I fell in love with The Book Thief by Markus Zusak when I read it more than a year ago, so this choice was actually easy. I saw another book by this author on the shelves of my local library so I didn’t even read what it was about and borrowed instantly.
The story is about Ed Kennedy, an average 19-year-old boy, working as a taxi driver, calling himself a failure. He plays cards regularly with his three best friends, Marv, Ritchie and Audrey. He’s in love with Audrey, but she doesn’t want to be with him. This is what is life is about until he stops a bank robbery, and he gets the first card with an ace and three addresses. Since then he becomes sort of a messenger and helps random people, always following the cues on the arriving aces.
I am not sure how to describe that book. I feel anything I say, it won’t be enough. The words “I love it” seem so ordinary and over-used for such a special book. I know it may seem naïve or childish or whatever and I don’t care. Markus Zusak for me is someone who always brings me to this special state, where every word matters and everything is magical in a sense I felt when I was a kid.
Well, anyway, let me try:
This book entranced me from the first page. I really needed one that I wouldn’t be able to stop reading, and that was it. It is a very fast read, mostly because it is captivating, extra-ordinary, but also because it is written in a pretty easy style. It doesn’t have fast action, doesn’t have complicated plot or sophisticated characters. But it speaks about average people, about every-day life, about bigger and smaller problems, and about getting satisfaction from helping others.
It is simply beautiful. It teaches what humanity is all about. It teaches the importance of details, of small things; we all know how to enjoy them when we’re kids, but we forget when we get older.
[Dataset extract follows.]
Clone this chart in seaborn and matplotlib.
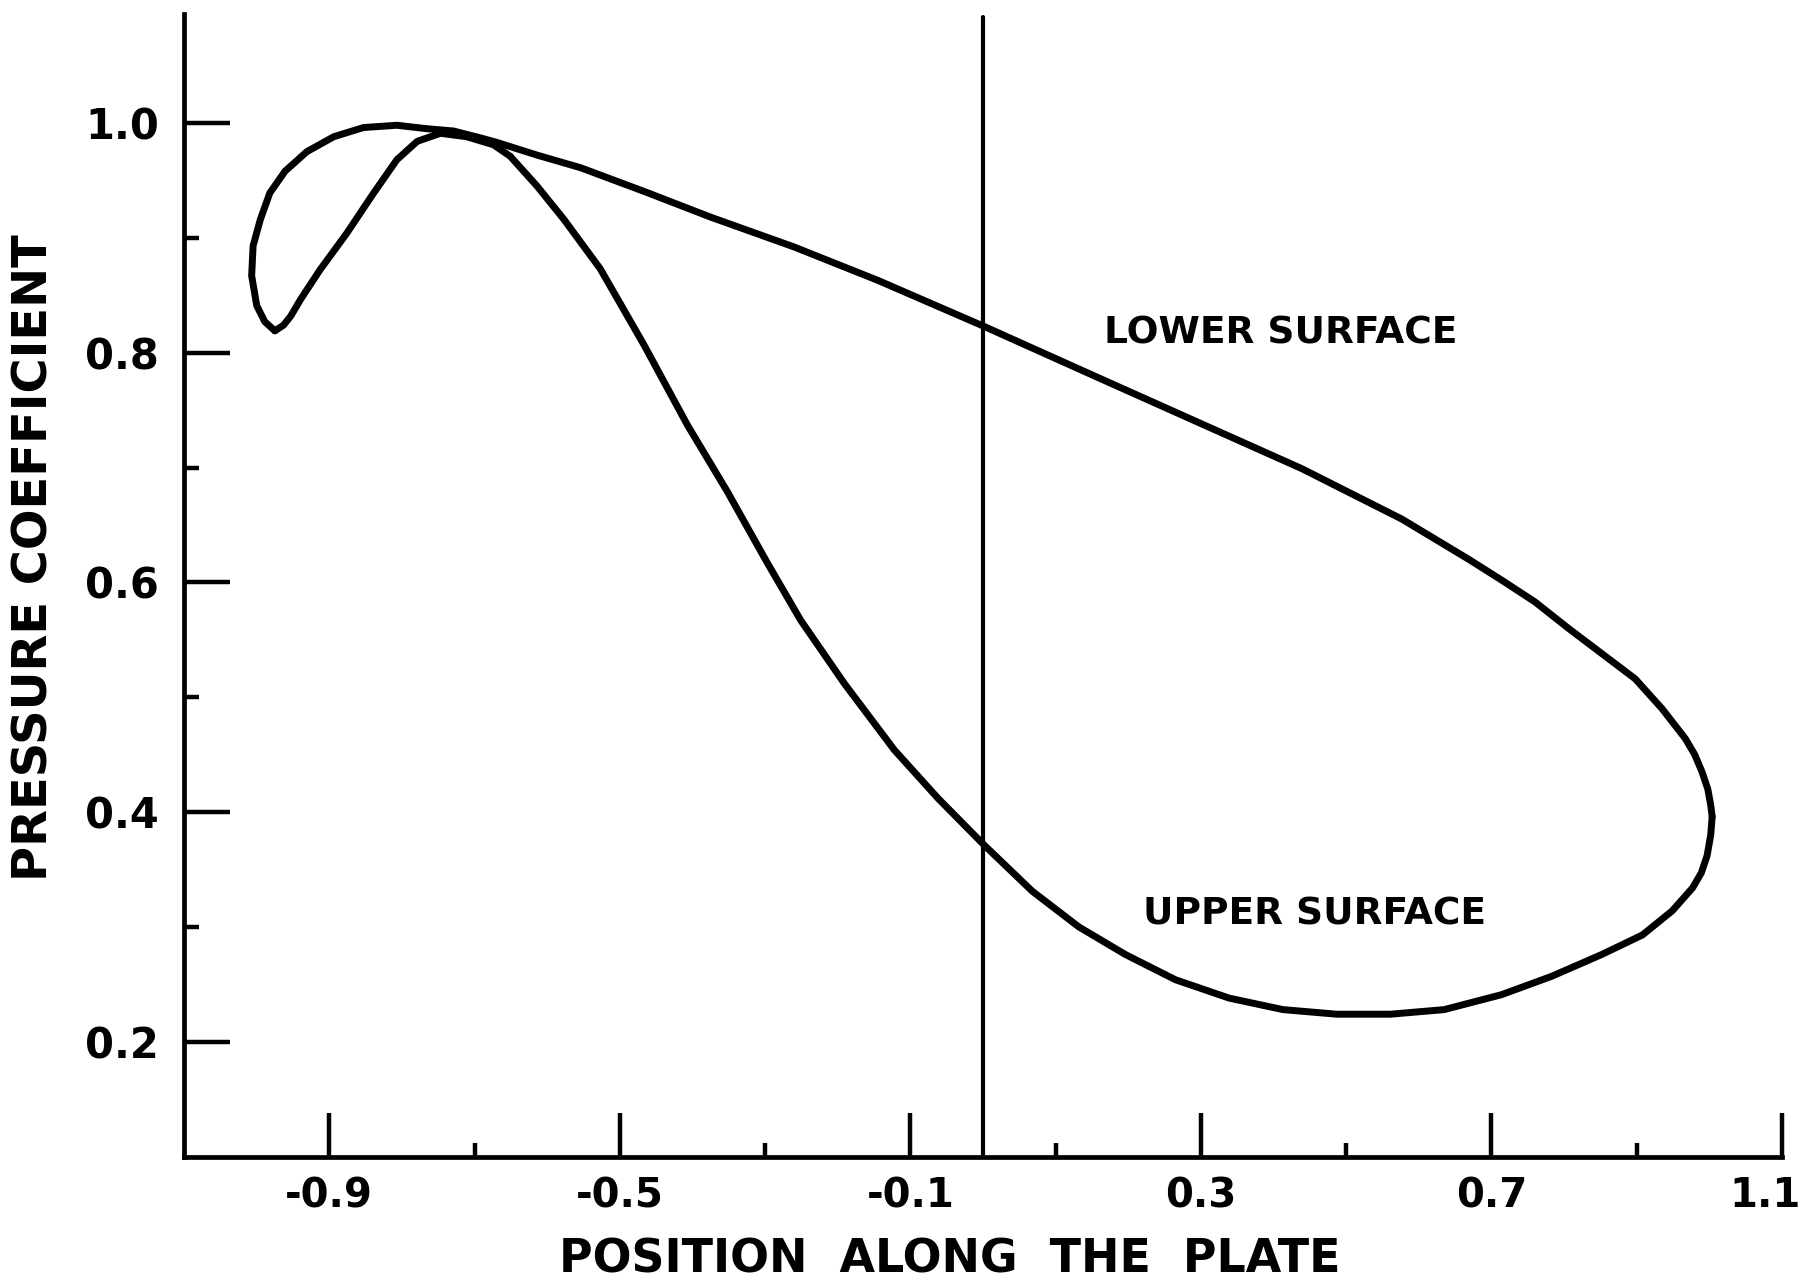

Besides, the characters seems real, relatable. The book has a lot of humor, as well as moving moments. It is just something that gets right to the heart and stays there.
I am not sure, though, if I loved or hated the ending. The more I think of it, the more I am inclined to think it is actually genius.
I read somewhere on the Internet that the characters – those that Ed helped – were one-dimensional and readers wanted to know what happened next. I always want to know what happened next, but I don’t think it’s the point in this case. The point was to show how small things can make a difference, and how we should enjoy the present and the kindness of strangers. Overall, I absolutely love it. I can’t even find a single flaw in it. For me – it is perfection.